Même si nous avons l’équivalent d’une campagne électorale dans le corps, au Québec elle n’a pas encore vraiment débuté. La couverture médiatique, plutôt médiocre, a laissé peu de traces dans l’esprit des électeurs qui ne suivent pas la politique de près. Ils se souviennent d’une histoire de pénis (qui fut la nouvelle la plus lue de la semaine sur les sites web de La Presse et du Soleil!) et ils ont vu défiler des sondages qui mettent le NPD au firmament.
Dans les derniers jours, ils ont vu Stephen Harper refuser d’en faire davantage pour les réfugiés. Cloué au pilori pour sa froideur et son insensibilité, le chef conservateur marque pourtant des points auprès de sa base et de beaucoup d’électeurs qui ne veulent pas que le Canada reçoive plus de réfugiés. C’est triste, mais c’est ainsi.
Les Québécois n’ont été que très peu exposés aux débats de fond qui ont pris place dans cette première phase de campagne. Sauf pour l’éclipse politique des derniers jours, le débat central dans les médias canadiens fut celui de l’économie et des finances publiques.
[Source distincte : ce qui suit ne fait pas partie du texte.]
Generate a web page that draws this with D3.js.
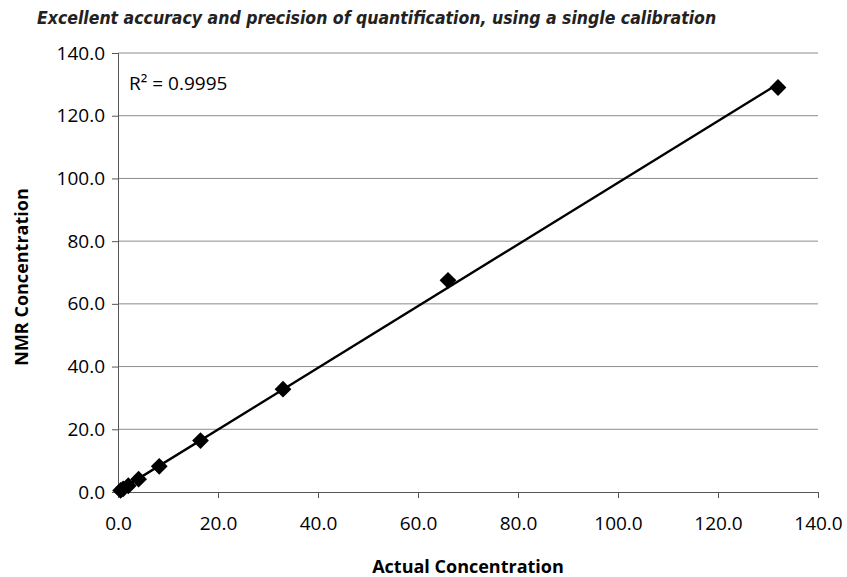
<!doctype html>
<html>
<head>
<script src="https://cdnjs.cloudflare.com/ajax/libs/d3/7.8.5/d3.min.js"></script>
<style>
body { margin: 0; background: #fff; }
text { fill: #000; }
.tick text { font-family: "Open Sans", sans-serif; font-size: 19px; }
.title { font-family: "Liberation Sans Narrow", "DejaVu Sans Condensed", sans-serif; font-stretch: condensed; font-weight: bold; font-style: italic; font-size: 17.5px; fill: #222; }
.axlabel { font-family: "Open Sans", sans-serif; font-weight: bold; font-size: 18px; }
.grid line { stroke: #8c8c8c; stroke-width: 1px; }
</style>
</head>
<body>
<svg width="847" height="577"></svg>
<script>
var actual = [0.52, 1.03, 2.06, 4.12, 8.25, 16.5, 33.0, 66.0, 132.0]
var nmr = [0.5, 1.0, 2.0, 4.1, 8.2, 16.4, 32.8, 67.5, 129.0]
var ticks = [0, 20, 40, 60, 80, 100, 120, 140]
var rSquared = "R\u00b2 = 0.9995"

var svg = d3.select("svg")
var pLeft = 118, pRight = 818, pTop = 53, pBottom = 492

var x = d3.scaleLinear().domain([0, 140]).range([pLeft, pRight])
var y = d3.scaleLinear().domain([0, 140]).range([pBottom, pTop])

// gridlines
svg.append("g").attr("class", "grid")
  .selectAll("line").data(ticks.slice(1)).enter().append("line")
  .attr("x1", pLeft).attr("x2", pRight)
  .attr("y1", d => y(d)).attr("y2", d => y(d))

svg.append("g").attr("transform", "translate(" + pLeft + ",0)")
  .call(d3.axisLeft(y).tickValues(ticks).tickFormat(d3.format(".1f")).tickSize(6).tickPadding(7))
svg.append("g").attr("transform", "translate(0," + pBottom + ")")
  .call(d3.axisBottom(x).tickValues(ticks).tickFormat(d3.format(".1f")).tickSize(6).tickPadding(19))
svg.selectAll(".domain").attr("stroke", "#555")
svg.selectAll(".tick line").attr("stroke", "#555")

// least squares trend line
var mx = d3.mean(actual), my = d3.mean(nmr)
var sxy = d3.sum(actual, (d, i) => (d - mx) * (nmr[i] - my))
var sxx = d3.sum(actual, d => (d - mx) * (d - mx))
var slope = sxy / sxx, icpt = my - slope * mx
var x0 = d3.min(actual), x1 = d3.max(actual)
svg.append("line")
  .attr("x1", x(x0)).attr("y1", y(slope * x0 + icpt))
  .attr("x2", x(x1)).attr("y2", y(slope * x1 + icpt))
  .attr("stroke", "#000").attr("stroke-width", 2.4)

svg.append("g").selectAll("path").data(actual).enter().append("path")
  .attr("d", d3.symbol().type(d3.symbolDiamond2).size(180))
  .attr("transform", (d, i) => "translate(" + x(d) + "," + y(nmr[i]) + ")")
  .attr("fill", "#000")

svg.append("text").attr("x", 129).attr("y", 90)
  .style("font-family", "Open Sans, sans-serif").style("font-size", "19px")
  .text(rSquared)

svg.append("text").attr("class", "title").attr("x", 37).attr("y", 24)
  .text("Excellent accuracy and precision of quantification, using a single calibration")

svg.append("text").attr("class", "axlabel").attr("x", 468).attr("y", 573)
  .attr("text-anchor", "middle").text("Actual Concentration")

svg.append("text").attr("class", "axlabel")
  .attr("transform", "translate(28,277) rotate(-90)")
  .attr("text-anchor", "middle").text("NMR Concentration")
</script>
</body>
</html>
Le positionnement de chacun ne manque pas d’étonner. Du côté des austères tenants du déficit zéro, on retrouve sans surprise Stephen Harper, en compagnie de...Tom Mulcair! Drôle de couple. Du côté des keynésiens adeptes de déficits de relance, on retrouve Justin Trudeau et...Gilles Duceppe, un autre couple inattendu.
Comme je l’ai déjà écrit, il me semble que Mulcair a commis une erreur stratégique. Je parlais l’autre jour avec un de ses spins, qui me disait que les mauvais souvenirs du gouvernement NPD de Bob Rae en Ontario persistent toujours. Il fallait donc à tout prix convaincre les Ontariens qu’un gouvernement fédéral du NPD n’allait pas retomber dans les déficits comme au début des années 90. De là l’engagement très ferme du chef du NPD d’équilibrer le budget. Cet engagement ne tient la route que si le NPD renonce à certaines de ses promesses, comme le rétablissement des transferts en santé. Mais dans ce cas, à quoi bon changer en faveur du NPD, si la politique budgétaire de son chef est la même que celle de Stephen Harper?
Du côté de Gilles Duceppe, il est passé sous le radar des médias nationaux, ce qui ne l’a pas empêché de ratisser le Québec jusqu’à Havre-Saint-Pierre, parcourant 10 000 km! Il a suivi la stratégie annoncée d’aller à la rencontre des Québécois. Il a lancé des appels au rassemblement des souverainistes avec PKP en vélo et travaillé les régions, de la Gaspésie à la Côte-Nord, du Saguenay à l’Abitibi. La vraie campagne du Bloc, avec pancartes, slogan, publicité et engagements débute lundi prochain.
Au Québec, ce qui aura surtout fait la manchette et retenu l’attention des électeurs, ce sont les sondages qui montrent l’incroyable avance du NPD. La lune de miel de la classe médiatique québécoise avec le NPD et son chef leur a offert une couverture très positive, sans égratignure, qui frôle parfois le publi-reportage. Ça ne saurait durer jusqu'au 19 octobre.
Si vous vérifiez autour de vous, vous verrez qu’une bonne majorité de Québécois est convaincue que le NPD formera le prochain gouvernement. Ils ne voient pas qu’au Canada, le NPD est en troisième place dans bien des provinces, dont la cruciale Ontario. Le vote stratégique qui consiste non pas à voter en faveur d’un parti, mais plutôt contre le gouvernement conservateur, demeure la donnée centrale de la campagne au Québec.
Dans le sondage Léger publié par le Globe and Mail, on apprend que seulement 55 % des électeurs du NPD votent pour ce parti parce qu’ils l’aiment. Pour le Bloc, c’est 81 %. On apprend aussi que 49 % des électeurs du NPD sont prêts à changer d’idée, ce qui montre un vote pour le moins fragile. Ça montre surtout que beaucoup de Québécois ne votent pour le NPD que parce qu’ils pensent que c’est ce parti qui est capable de remplacer le gouvernement Harper.
Qu’arrivera-t-il s’ils s’aperçoivent que ce n’est pas le NPD, mais plutôt le Parti libéral de Justin Trudeau qui a le plus de chance de remplacer les conservateurs? Difficile d’imaginer que les souverainistes actuellement au NPD iraient jusqu’à voter pour un Trudeau. Ils risquent plutôt de se replier sur une valeur sûre : Duceppe et le Bloc Québécois. Surtout si ce dernier a la chance d’obtenir la balance du pouvoir.
Comme on le voit, les jeux sont loin d’être faits. Que la vraie campagne commence!